> _What you will do_: Write out the listing, please, but only from its first line through the line containing "(weblabel) at (303,777)", exactly as given and without pictures.

> _Data section_:
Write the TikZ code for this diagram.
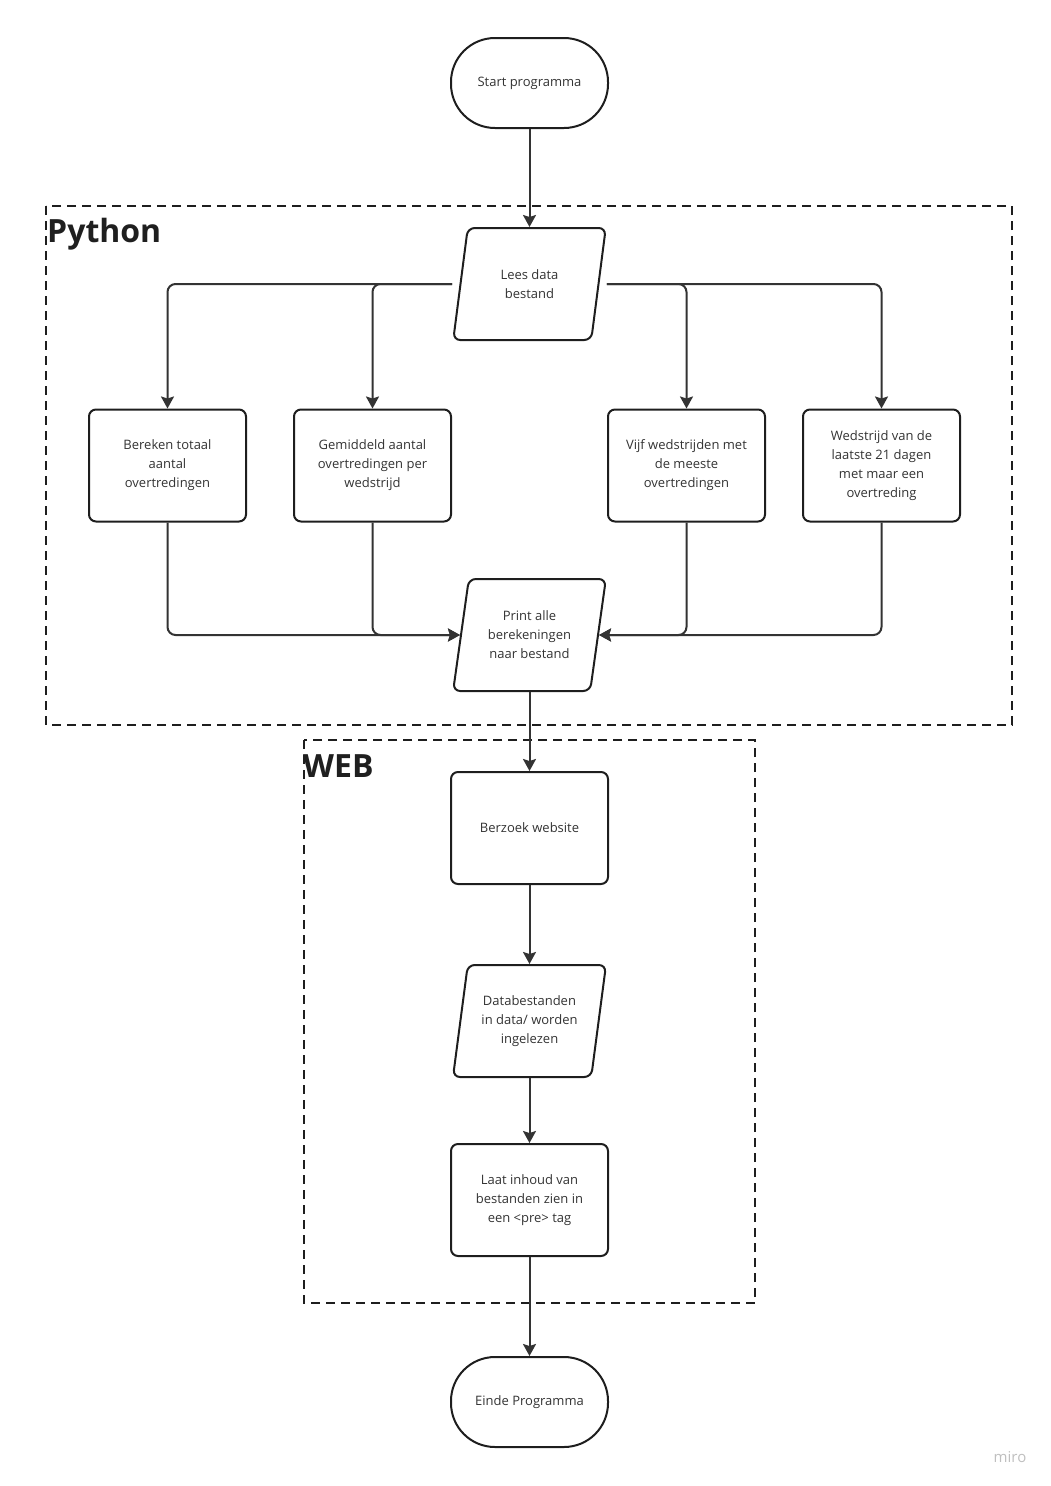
\documentclass[tikz,border=0pt]{standalone}
\usepackage{fontspec}
\setmainfont{Open Sans}
\usetikzlibrary{arrows.meta,shapes.geometric}
\definecolor{ink}{HTML}{333333}
\definecolor{edge}{HTML}{1E1E1E}

\begin{document}
\begin{tikzpicture}[x=1pt,y=-1pt,>={Stealth[length=12pt,width=13pt,inset=2pt]},
  txt/.style={text=ink,align=center,font=\fontsize{13}{19}\selectfont},
  proc/.style={txt,draw=edge,line width=2pt,rounded corners=7pt,minimum width=157pt,minimum height=112pt},
  term/.style={proc,rounded corners=44pt,minimum height=90pt},
  io/.style={txt,trapezium,trapezium left angle=78,trapezium right angle=102,trapezium stretches=true,
    draw=edge,line width=2pt,rounded corners=7pt,minimum width=153pt,minimum height=112pt},
  flow/.style={->,draw=ink,line width=2pt,rounded corners=8pt},
  zone/.style={draw=edge,line width=1.8pt,dash pattern=on 9pt off 6pt},
  zonelabel/.style={anchor=base west,inner sep=0pt,text=black!88,font=\fontsize{32}{38}\selectfont\bfseries}]
  \useasboundingbox (0,0) rectangle (1051,1486);

  % groups
  \draw[zone] (46,206) rectangle (1012,725);
  \node[zonelabel] (pylabel) at (47,242) {Python};
  \draw[zone] (304,740) rectangle (755,1303);
  \node[zonelabel] (weblabel) at (303,777) {WEB};

  % steps
  \node[term] (start) at (529.5,83) {Start programma};
  \node[io] (lees) at (529.5,284) {Lees data\\bestand};
  \node[proc] (totaal) at (167.5,465.5) {Bereken totaal\\aantal\\overtredingen};
  \node[proc] (gemid) at (372.5,465.5) {Gemiddeld aantal\\overtredingen per\\wedstrijd};
  \node[proc] (vijf) at (686.5,465.5) {Vijf wedstrijden met\\de meeste\\overtredingen};
  \node[proc] (laatste) at (881.5,465.5) {Wedstrijd van de\\laatste 21 dagen\\met maar een\\overtreding};
  \node[io] (print) at (529.5,635) {Print alle\\berekeningen\\naar bestand};
  \node[proc] (bezoek) at (529.5,828) {Berzoek website};
  \node[io] (inlezen) at (529.5,1021) {Databestanden\\in data/ worden\\ingelezen};
  \node[proc] (toon) at (529.5,1200) {Laat inhoud van\\bestanden zien in\\een <pre> tag};
  \node[term] (einde) at (529.5,1402) {Einde Programma};

  \node[text=black!25,font=\fontsize{15}{18}\selectfont] (miro) at (1010,1457) {miro};

  % connectors
  \draw[flow] (start) -- (lees);
  \draw[flow] (lees.bottom left corner |- lees.west) -| (totaal.north);
  \draw[flow] (lees.bottom left corner |- lees.west) -| (gemid.north);
  \draw[flow] (lees.top right corner |- lees.east) -| (vijf.north);
  \draw[flow] (lees.top right corner |- lees.east) -| (laatste.north);
  \draw[flow] (totaal.south) |- (print.west);
  \draw[flow] (gemid.south) |- (print.west);
  \draw[flow] (vijf.south) |- (print.east);
  \draw[flow] (laatste.south) |- (print.east);
  \draw[flow] (print) -- (bezoek);
  \draw[flow] (bezoek) -- (inlezen);
  \draw[flow] (inlezen) -- (toon);
  \draw[flow] (toon) -- (einde);
\end{tikzpicture}
\end{document}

> _Correct result_:
Write the TikZ code for this diagram.
\documentclass[tikz,border=0pt]{standalone}
\usepackage{fontspec}
\setmainfont{Open Sans}
\usetikzlibrary{arrows.meta,shapes.geometric}
\definecolor{ink}{HTML}{333333}
\definecolor{edge}{HTML}{1E1E1E}

\begin{document}
\begin{tikzpicture}[x=1pt,y=-1pt,>={Stealth[length=12pt,width=13pt,inset=2pt]},
  txt/.style={text=ink,align=center,font=\fontsize{13}{19}\selectfont},
  proc/.style={txt,draw=edge,line width=2pt,rounded corners=7pt,minimum width=157pt,minimum height=112pt},
  term/.style={proc,rounded corners=44pt,minimum height=90pt},
  io/.style={txt,trapezium,trapezium left angle=78,trapezium right angle=102,trapezium stretches=true,
    draw=edge,line width=2pt,rounded corners=7pt,minimum width=153pt,minimum height=112pt},
  flow/.style={->,draw=ink,line width=2pt,rounded corners=8pt},
  zone/.style={draw=edge,line width=1.8pt,dash pattern=on 9pt off 6pt},
  zonelabel/.style={anchor=base west,inner sep=0pt,text=black!88,font=\fontsize{32}{38}\selectfont\bfseries}]
  \useasboundingbox (0,0) rectangle (1051,1486);

  % groups
  \draw[zone] (46,206) rectangle (1012,725);
  \node[zonelabel] (pylabel) at (47,242) {Python};
  \draw[zone] (304,740) rectangle (755,1303);
  \node[zonelabel] (weblabel) at (303,777) {WEB};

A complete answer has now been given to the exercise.